Using a 4-by-4-foot grid, the garden incorporated a section dedicated to food crops on its east side, and an herb garden along the west side bordering 20th Street, with the “Écolibrium” exhibit between the two. A strip of larger trees through the center of the three-quarter-acre lot acted as a wind barrier. Lamba described the back, north side of the lot as “more agricultural, less cultivated section of urban meadows.” This area most reflected Mondrian’s work, with large patches of bright colors.

The garden and the produce harvested there was a testament to the benefits of local farming in an urban area. Several nearby eateries including R2L, Table 31, Sampan, Barbuzzo and Paradiso used ingredients from the garden in their dishes. The proceeds from these menu items benefited City Harvest, a PHS program that provides families throughout the city with fresh, locally grown foods.

The pop-up plants were meant as a temporary project, and the garden closed its gates for the winter last Monday. The aim to complete a temporary project and repurpose its components was among PHS’s initial design goals.

“Everything is dedicated to go somewhere, and be re-used, but it’s sad that it’s going to go away,” Ronus said.

He said the Temple exhibit is headed to Meadowbrook Farms to serve as a kiosk. The planter beds will be taken apart and reused at other community garden sites throughout the city. The plants are being donated to other PHS partners in the city’s Parks and Recreation system.

PHS hosted two other pop-up sites during the summer months.

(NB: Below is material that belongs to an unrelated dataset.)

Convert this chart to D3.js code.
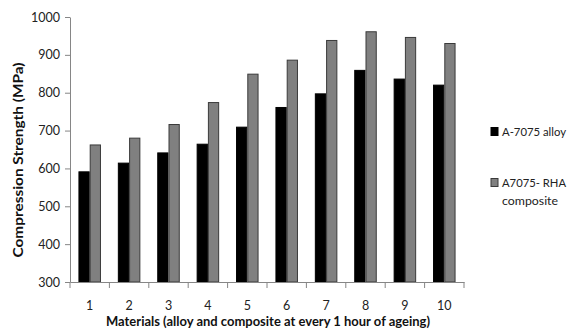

At its headquarters on 20th Street a tropical exhibit greened the block, and will be expanded on in the 2012 Hawaiian-themed Philadelphia Flower Show.

The other pop-up project planted carousel animal-shaped bushes featured in last year’s flower show along the Benjamin Franklin Parkway at Logan Square.

When asked about the chance of another PHS garden popping up next spring, Ronus said prospects are  promising.

“Something will happen next spring, we haven’t decided on a site or genre yet, what it will look like, but we plan to bring it back in another form,” Ronus said.

“I’m not sure if it’ll be the same, it might be something else–I’m pretty sure it’ll be something else,” he added. “Who knows, it might be a roof garden, it could be anything so keep an eye out.”

At the garden’s closing ceremonies, those who contributed to it including sponsors, PHS members and partnering restaurants among the visitors who frequented it, enjoyed one last, sunny day in the pop-up plot.

“This was a one-of-a-kind experimentation,” Lamba said. “Being an academic and a professional, these opportunities are ways of just pushing the envelope.”

“The challenge was to create something that was interesting and exciting and bring attention to all the work PHS does and bring them visibility,” Lamba added. “I think it has done that.”